To select a site, click the Select button. Check a site to select it. Click OK when finished selecting sites.
Note: If you later change the sites associated with your content, you must run a full index to ensure that site associations are correctly represented in search results.
Identify and create additional index-only metatags as necessary. Index-only metatags allow you to add metatags to unstructured content (structured content is already tagged), allowing users to perform fielded searches. To create a metatag, specify the property’s type, then provide a name and a value. Note that in order to use this feature, your content should be organized to reflect the metatags you want to apply. For example, you may have a directory of text files representing news articles. You could further organize them into subdirectories by topic, then apply metatags to allow constraints. In this example, the metatags would be of type String, have name Subject, and values of Local, National, Global, etc.
Check the Create Document Set box if you want Search to create a document set based on this metatag. Document sets allow end-users to search subsets of content and to browse without query input.
Optionally, for each of the file types supported by Search, you can provide file extensions that should be mapped to that type for this content (optional).
Configure additional optional file suppression features:
Blank Extension—Select a file type to which files with blank extensions should be mapped. If you select Suppress, files with no extension are not indexed.
Unspecified Extensions—Select a file type to which files with unmapped extensions should be mapped. If you select Suppress, files with unknown extensions are not indexed.
Suppression—Identify file extensions that should never be indexed in this content.
General file suppression—Identify specific files in this content to suppress. Separate file name with a space. File names can include asterisks as wildcards. For example:
MyDoc*
or*Document.doc.
Note that if the filename includes a space, you must enclose that name in double quotes. For example:
MyDoc1 "My Doc2" MyDoc3
Configure Advanced Settings (optional) for this content.
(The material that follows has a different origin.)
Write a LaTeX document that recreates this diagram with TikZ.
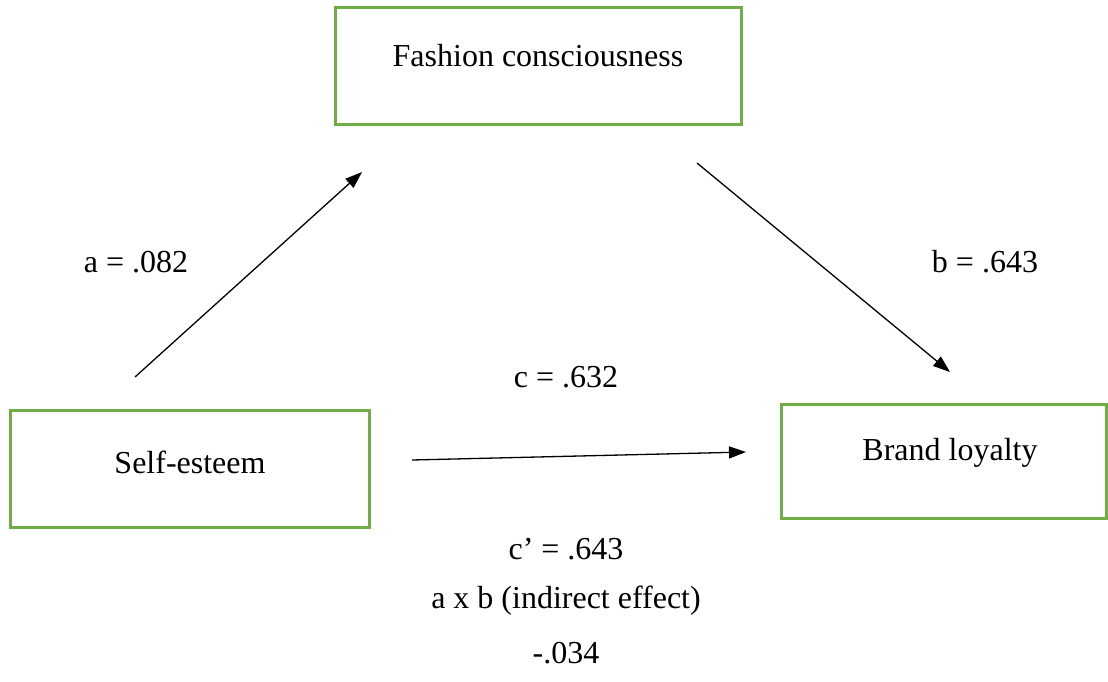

External Access URL—Base URL for the document repository folder containing unstructured documents to be indexed.
When Search finds a sentence in the index that answers a question, it sends that sentence to the end user along with a link to the source of the answer. Some document types, such as PDFs, must be retrieved from a URL external to the index in order for the user to view them. This is the URL provided to the end-user viewing the document. For example:
http://www.somestore.com/product_manuals
Converted Document Output Directory—Path to the directory where you want to store image files that are created during the indexing of rich data files.
Converted Document Access URL—Virtual directory of the Converted Document Output Directory. This allows someone to view images (via a URL link) from answers that are derived from your rich data content.
Default encoding. This optional value can be used to change the default encoding assumed for content that is not tagged with an encoding, and where the encoding differs from the platform default encoding.
For example, the platform default encoding on Windows is Windows-1252. You may have documents encoded as Shift_JIS, which is used for Japanese, but these documents are not tagged with their encoding. Specify Shift_JIS in this field, and the documents will be decoded properly.
Note: If a document is properly tagged with an encoding, Search uses that encoding, ignoring both the system default and the Default Encoding value for this field in the content definition.
The Additional Setting area is for any other
property=value
settings you may need to apply.
Click Add Content.
Repeat for any linked projects to which you want to add the content.